The other major character ‘intervention’ was the rather conflicted portrayal of Donna Anna as a woman who was complicit in the sexual act that she later very clearly describes as rape (at least attempted) in the recitative that precedes Or sai chi l’onore. Later, she was nipping into a room with Giovanni for a quickie. This is a very uncomfortable change in the character – for which, again, the text leaves no ambiguity to be explored. It means we’re left wondering what the first scene (the rape and murder) were about, not to mention the now absurd ‘sudden realisation’ that Giovanni’s voice is that of her attacker.
If there is a pervasive criticism of the production, it is that the characters didn’t fully develop their relationships with each other. That they were often speaking to each other up and down the two-storey set is one ‘distancing’ problem; in common with Holten’s Eugene Onegin and, in fact, the Met’s Ring Cycle (another opera to make big use of projections), they were also often left a bit awash around the forestage. The personenregie wasn’t particularly detailed (witness Ottavio’s rather diffuse, flailing response to Anna being mired in grief and vengeance). One reason Don Giovanni is not an opera at the top of my favourites list is that I find parts of it quite static, descending for too much of its runtime into a showcase for one singer after another to ‘have a go’, without the dramatic integration seen in Figaro. This production didn’t inject the connection between the characters that can soften that experience.
And yet, paradoxically, as an evening in the theatre, it was musically and visually very engaging indeed. Projections of women’s names, presumed to be the book of conquests through which Don Giovanni lives, mingled with a whole host of other imagery: blood splashes at the point of the murder, dripping liquid to symbolise a sort of melting disintegration, whirling geometry to accompany the Champagne aria. It doesn’t sound anything particularly special, but it was achieved with such style and technical accuracy that it carried us away: the projections rotated with the set; they timed perfectly with the action and the music. Take a look on the ROH Flickr site for an insight. Of particular wonder was the scene when all of the principals were ‘trapped’ in moving corridors at various angles, as they sang the Sextet. It really was an achievement. And, actually, I do think that the video work added a layer to the drama, even if it didn’t quite compensate for the undeveloped characters. It made it the most immediately and easily engaging Don Giovanni I can recall ever seeing, and as I think back I don’t think any production I’ve ever seen has been significantly ‘deeper’ about these characters really. It feels like something that could be relatively easily fixed.
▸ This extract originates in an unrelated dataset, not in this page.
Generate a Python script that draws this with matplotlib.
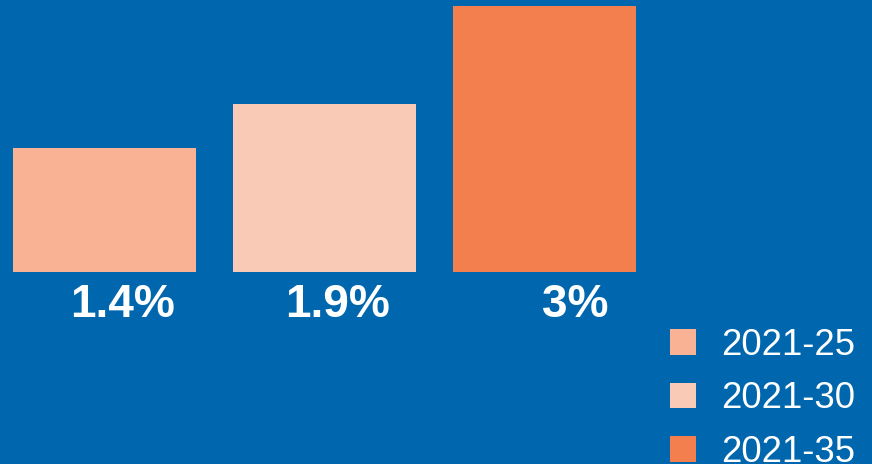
import matplotlib
matplotlib.use("Agg")
import matplotlib.pyplot as plt

plt.rcParams['font.family'] = ['Liberation Sans', 'DejaVu Sans']

periods = ['2021-25', '2021-30', '2021-35']
growth = [1.4, 1.9, 3.0]
labels = ['1.4%', '1.9%', '3%']
colors = ['#F9B294', '#F9CBB6', '#F47F4E']
bg = '#0066AD'

# at 72 dpi one point is one pixel
fig = plt.figure(figsize=(872 / 72, 464 / 72), dpi=72, facecolor=bg)
ax = fig.add_axes([13 / 872, 192 / 464, 623 / 872, 266 / 464])
ax.set_facecolor(bg)

x = range(len(growth))
bars = ax.bar(x, growth, width=0.832, color=colors, label=periods)
ax.set_xlim(-0.416, 2.416)
ax.set_ylim(0, 3)
ax.axis('off')

# value labels under each bar, nudged right
shifts = [18, 13, 31]
for b, txt, dx in zip(bars, labels, shifts):
    ax.annotate(txt, (b.get_x() + b.get_width() / 2, 0), xytext=(dx, -33),
                textcoords='offset points', ha='center', va='center',
                fontsize=46, fontweight='bold', color='white', annotation_clip=False)

leg = fig.legend(bars, periods, loc='upper left', bbox_to_anchor=(670 / 872, 1 - 328 / 464),
                 frameon=False, fontsize=36.5, handlelength=0.71, handleheight=0.71,
                 handletextpad=0.68, labelspacing=0.5, borderpad=0, borderaxespad=0)
for t in leg.get_texts():
    t.set_color('white')

fig.savefig('out.png', dpi=72, facecolor=bg)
Without good musical values, of course, it would have been a trying 3½hrs. Nicola Luisotti led an unhurried reading that was big on tonal colouring and detail, with rich continuo provided by fortepiano, harpsichord and cello. All of the principals sang strongly, with a first night sense of hesitancy about the earlier passages giving way to something more confident in the second act.
Mariusz Kwiecień threw himself at the role of the Don, using his vocal heft for the flashes of anger that highlight the frightening volatility of a character that should be some way removed from the ‘loveable old rogue’ of some other assumptions. Elsewhere he drew out some fine, soft singing, most notably a beautiful Deh vieni alla finestra. A truly great portrayal of the role. Alex Esposito cantered around the set, despatching quick asides as the comic foil Leporello. House debutant Alexander Tsymbalyuk struck a steady and baleful tone for the Commendatore.
As Donna Anna, Malin Byström brought a Verdian scale to the role, but captured the anguish of Non mi dir well, despite Ottavio having walked off after the first few bars, and her singing the conclusion to Giovanni – another muddying of the characters. On the other hand, that she discovered the shattered (by Giovanni) plaster bust of her dead father during the aria added a poignancy to her grief-laden singing. Don Ottavio was sung by Antonio Poli, who really stilled a fidgety Saturday audience with his second verse of Dalla sua pace, even though in other parts the voice could have been a little more focused.
Elvira was sing by Véronique Gens, again a voice that I recalled being rather crisper and more focused than it appeared to me here: nonetheless, this was a vivid assumption of the role, convincingly oscillating between vengefulness and adoration, encapsulated in a fine account of Mi tradì. As the younger lovers, Masetto and Zerlina, Dawid Kimberg and Elizabeth Watts worked very well together, he sullen and angry, she a beautiful portrayal of a flighty but ultimately loyal young woman, sung with a luscious and silvery soprano which made Vedrai carino a particularly melting moment.
So some musical treats, some visual treats, but still not a production which really ‘pins down’ Don Giovanni, even though it’s far from being a work that permits a single ‘pinning down’, if any indeed does. However, this is a sparkling piece of theatre that has clearly been much thought about, even if different conclusions have been drawn. There is therefore much to like in the new production; for me, on balance, this outweighs the things that could do with some work. I would be interested to see how it ‘settles down’ over the course of the run – though it is largely sold out, so I won’t! – and in any revival. It is very rare that I come out of Don Giovanni wanting to see it again straight away.